## [Dataset section]
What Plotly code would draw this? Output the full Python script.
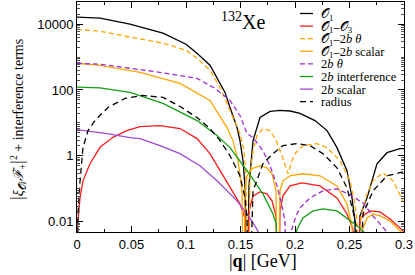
import plotly.graph_objects as go

Z = 1e-6  # exact zeros of the squared form factors (fall below the axis)

# ---- data ----
q_O1 = [0, 0.0211, 0.0486, 0.0789, 0.1000, 0.1101, 0.1220, 0.1284, 0.1358, 0.1404, 0.1468, 0.1495, 0.1523, 0.1541, 0.1555,
        0.1578, 0.1596, 0.1615, 0.1679, 0.1771, 0.1862, 0.1954, 0.2046, 0.2183, 0.2294, 0.2385, 0.2477, 0.2523, 0.2550, 0.2569,
        0.2596, 0.2661, 0.2752, 0.2844, 0.2963, 0.3000]
v_O1 = [16340, 15240, 10000, 5320, 2455, 1306, 566, 242, 84.5, 29.5, 7.24, 2.91, 0.714, 0.123, Z,
        0.123, 0.714, 2.91, 14.6, 22.5, 24.0, 23.0, 19.4, 11.8, 5.86, 1.78, 0.354, 0.0532, 0.0106, Z,
        0.015, 0.0532, 0.578, 1.25, 1.66, 1.66]

q_O1O3 = [0, 0.0003, 0.0028, 0.0055, 0.0119, 0.0211, 0.0330, 0.0456, 0.0578, 0.0697, 0.0761, 0.0945, 0.1101, 0.1220,
          0.1312, 0.1404, 0.1495, 0.1541, 0.1560,
          0.1578, 0.1615, 0.1679, 0.1743, 0.1789, 0.1826, 0.1849,
          0.1862, 0.1890, 0.1954, 0.2064, 0.2229, 0.2385, 0.2477, 0.2532, 0.2550,
          0.2596, 0.2688, 0.2780, 0.2872, 0.2963, 0.3000]
v_O1O3 = [Z, 0.0066, 0.0543, 0.175, 0.578, 1.82, 3.66, 5.86, 7.77, 8.33, 8.33, 6.75, 3.35, 1.17,
          0.354, 0.107, 0.0349, 0.0131, Z,
          0.0213, 0.0612, 0.081, 0.0705, 0.0431, 0.015, Z,
          0.0213, 0.0612, 0.123, 0.152, 0.123, 0.0532, 0.0173, 0.006, Z,
          0.0131, 0.0213, 0.0199, 0.0122, 0.0065, 0.0049]

q_O1_2b_theta = [0, 0.0211, 0.0486, 0.0789, 0.1000, 0.1101, 0.1220, 0.1312, 0.1431, 0.1495, 0.1532, 0.1550, 0.1569,
                 0.1587, 0.1615, 0.1651, 0.1706, 0.1771, 0.1826, 0.1881, 0.1936, 0.1972, 0.2000, 0.2073, 0.2202,
                 0.2294, 0.2413, 0.2505, 0.2550, 0.2569, 0.2583,
                 0.2606, 0.2661, 0.2716, 0.2807, 0.2899, 0.2991, 0.3000]
v_O1_2b_theta = [6890, 6120, 4020, 2640, 1611, 918, 396, 120, 14.6, 4.75, 1.44, 0.249, Z,
                 0.249, 1.44, 4.13, 6.75, 5.86, 2.91, 1.01, 0.287, 0.714, 1.17, 2.05, 2.36,
                 1.78, 0.714, 0.175, 0.0349, 0.0106, Z,
                 0.015, 0.0705, 0.175, 0.308, 0.175, 0.0431, 0.040]

q_O1_2b_scalar = [0, 0.0211, 0.0578, 0.0945, 0.1220, 0.1376, 0.1431, 0.1477, 0.1514, 0.1532,
                  0.1541, 0.1560, 0.1606, 0.1679, 0.1743, 0.1789, 0.1826, 0.1839,
                  0.1862, 0.1890, 0.1954, 0.2073, 0.2229, 0.2385, 0.2477, 0.2523, 0.2541,
                  0.2578, 0.2615, 0.2661, 0.2716, 0.2780, 0.2872, 0.2963, 0.3000]
v_O1_2b_scalar = [647, 562, 344, 159, 48.2, 7.24, 2.91, 0.714, 0.0869, Z,
                  0.0869, 0.249, 0.407, 0.502, 0.436, 0.287, 0.0869, Z,
                  0.0869, 0.175, 0.249, 0.287, 0.249, 0.123, 0.0349, 0.0074, Z,
                  0.002, 0.0052, 0.0131, 0.0173, 0.015, 0.0106, 0.0052, 0.004]

q_2b_theta = [0, 0.0211, 0.0486, 0.0761, 0.1101, 0.1266, 0.1404, 0.1495, 0.1560, 0.1615, 0.1706, 0.1771, 0.1835,
              0.1881, 0.1908, 0.1936,
              0.1972, 0.2009, 0.2046, 0.2138, 0.2257, 0.2385, 0.2505, 0.2624, 0.2716, 0.2780, 0.2844, 0.2862]
v_2b_theta = [647, 603, 456, 344, 226, 112, 48.2, 16.8, 4.75, 3.59, 1.44, 0.502, 0.123,
              0.0303, 0.0106, Z,
              0.006, 0.015, 0.0264, 0.0532, 0.0869, 0.1, 0.0657, 0.0374, 0.015, 0.0086, 0.0049, Z]

q_2b_interf = [0, 0.0211, 0.0486, 0.0789, 0.1101, 0.1284, 0.1404, 0.1560, 0.1706, 0.1798, 0.1826, 0.1900,
               0.2018, 0.2073, 0.2165, 0.2257, 0.2385, 0.2505, 0.2596, 0.2642, 0.2700]
v_2b_interf = [122, 116, 84.5, 39.0, 11.8, 4.13, 1.78, 0.354, 0.0705, 0.0173, 0.0092, Z,
               0.006, 0.0131, 0.0213, 0.0246, 0.0213, 0.0106, 0.0065, 0.0045, Z]

q_2b_scalar = [0, 0.0275, 0.0486, 0.0578, 0.0761, 0.0945, 0.1128, 0.1284, 0.1468, 0.1587, 0.1661, 0.1697]
v_2b_scalar = [6.29, 4.75, 3.6, 3.35, 2.05, 1.17, 0.502, 0.175, 0.0431, 0.0131, 0.0052, Z]

q_radius = [0, 0.0003, 0.0009, 0.0028, 0.0055, 0.0101, 0.0165, 0.0284, 0.0440, 0.0596, 0.0789, 0.0945, 0.1101,
            0.1220, 0.1312, 0.1404, 0.1495, 0.1541, 0.1560, 0.1569,
            0.1615, 0.1706, 0.1798, 0.1890, 0.2018, 0.2138, 0.2257, 0.2385, 0.2477, 0.2532, 0.2560, 0.2578,
            0.2624, 0.2716, 0.2844, 0.2963, 0.3000]
v_radius = [Z, 0.0066, 0.0173, 0.175, 1.78, 5.86, 11.8, 29.5, 55.5, 68.4, 59.5, 31.6, 14.6,
            6.75, 2.91, 1.01, 0.249, 0.0532, 0.0131, Z,
            0.0869, 0.578, 1.17, 2.05, 2.36, 2.05, 1.17, 0.436, 0.107, 0.0213, 0.0074, Z,
            0.0173, 0.0869, 0.249, 0.308, 0.33]

x_ticks = [0, 0.05, 0.1, 0.15, 0.2, 0.25, 0.3]
x_tick_labels = ["0", "0.05", "0.1", "0.15", "0.2", "0.25", "0.3"]
y_ticks = [0.01, 1, 100, 10000]
y_tick_labels = ["0.01", "1", "100", "10000"]

O = "𝒪"
names = [f"{O}<sub>1</sub>", f"{O}<sub>1</sub>–{O}<sub>3</sub>", f"{O}<sub>1</sub>–2<i>b</i> <i>θ</i>",
         f"{O}<sub>1</sub>–2<i>b</i> scalar", "2<i>b</i> <i>θ</i>", "2<i>b</i> interference",
         "2<i>b</i> scalar", "radius"]

series = [
    (q_O1, v_O1, "black", "solid"),
    (q_O1O3, v_O1O3, "#ff1a1a", "solid"),
    (q_O1_2b_theta, v_O1_2b_theta, "#ffa500", "5px,3px"),
    (q_O1_2b_scalar, v_O1_2b_scalar, "#ffa500", "solid"),
    (q_2b_theta, v_2b_theta, "#9a2fd6", "5px,3px"),
    (q_2b_interf, v_2b_interf, "#15a015", "solid"),
    (q_2b_scalar, v_2b_scalar, "#a048d8", "solid"),
    (q_radius, v_radius, "black", "6px,4px"),
]

fig = go.Figure()
for (qq, vv, col, dash), nm in zip(series, names):
    fig.add_trace(go.Scatter(x=qq, y=vv, mode="lines", name=nm, showlegend=False,
                             line=dict(color=col, width=1.3, dash=dash)))

# plot-area geometry (pixels) for the hand-built legend
W, H = 415, 275
L, R, T, B = 77, 11, 2, 43
pw, ph = W - L - R, H - T - B
def px(xp): return (xp - L) / pw
def py(yp): return (H - B - yp) / ph

SERIF = "Liberation Serif, DejaVu Serif, serif"
ROW0, ROWSTEP = 13.5, 12.6
shapes = []
for i, (qq, vv, col, dash) in enumerate(series):
    yrow = ROW0 + ROWSTEP * i
    shapes.append(dict(type="line", xref="paper", yref="paper", x0=px(300), x1=px(313),
                       y0=py(yrow), y1=py(yrow), line=dict(color=col, width=1.3, dash=dash)))

# legend labels as one multi-line text: base size sets the 12.6 px line pitch
legend_text = "<br>".join(f"<span style='font-size:12.5px'>{nm}</span>" for nm in names)
annotations = [dict(xref="paper", yref="paper", x=px(319), y=py(ROW0 + ROWSTEP * 3.5),
                    text=legend_text, showarrow=False, xanchor="left", yanchor="middle", align="left",
                    font=dict(family=SERIF, size=ROWSTEP / 1.3, color="black"))]

annotations.append(dict(xref="paper", yref="paper", x=px(243), y=py(21),
                        text="<sup>132</sup>Xe", showarrow=False, xanchor="center", yanchor="middle",
                        font=dict(family=SERIF, size=20, color="black")))
annotations.append(dict(xref="paper", yref="paper", x=px(263), y=py(261),
                        text="|<b>q</b>| [GeV]", showarrow=False, xanchor="center", yanchor="middle",
                        font=dict(family=SERIF, size=18, color="black")))
annotations.append(dict(xref="paper", yref="paper", x=px(17), y=py(120), textangle=-90,
                        text=f"<span style='font-size:19px'>|</span><i>ξ</i><sub>{O}<i>i</i></sub><i>ℱ</i><sub>+</sub>"
                             f"<span style='font-size:19px'>|</span><sup>2</sup> + interference terms",
                        showarrow=False, xanchor="center", yanchor="middle",
                        font=dict(family=SERIF, size=14, color="black")))

minor_y = [k * 10.0 ** d for d in range(-3, 5) for k in range(1, 10)
           if not (k == 1 and d in (-2, 0, 2, 4))]

fig.update_layout(
    width=W, height=H, margin=dict(l=L, r=R, t=T, b=B, autoexpand=False),
    paper_bgcolor="white", plot_bgcolor="white",
    shapes=shapes, annotations=annotations, showlegend=False,
    xaxis=dict(range=[0, 0.3], tickmode="array", tickvals=x_ticks, ticktext=x_tick_labels,
               ticks="inside", ticklen=6, tickcolor="black", showline=True, linecolor="black", linewidth=1,
               mirror="allticks", showgrid=False, zeroline=False, automargin=False,
               tickfont=dict(family="Liberation Sans, Arial, sans-serif", size=13, color="black"),
               minor=dict(tickvals=[0.025, 0.075, 0.125, 0.175, 0.225, 0.275], ticks="inside",
                          ticklen=3, tickcolor="black", showgrid=False)),
    yaxis=dict(type="log", range=[-2.31, 4.67], tickmode="array", tickvals=y_ticks, ticktext=y_tick_labels,
               ticks="inside", ticklen=6, tickcolor="black", showline=True, linecolor="black", linewidth=1,
               mirror="allticks", showgrid=False, zeroline=False, automargin=False,
               tickfont=dict(family="Liberation Sans, Arial, sans-serif", size=13, color="black"),
               minor=dict(tickvals=minor_y, ticks="inside", ticklen=3, tickcolor="#555", showgrid=False)),
)

fig.write_html("out.html", config={"displayModeBar": False},
               post_script="document.body.style.margin='0px';")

## [What you need to do]
Starting at the top of the listing above, reproduce each line up to and including the one with "below the axis)"; omit the pictures.

## [Task solution]
What Plotly code would draw this? Output the full Python script.
import plotly.graph_objects as go

Z = 1e-6  # exact zeros of the squared form factors (fall below the axis)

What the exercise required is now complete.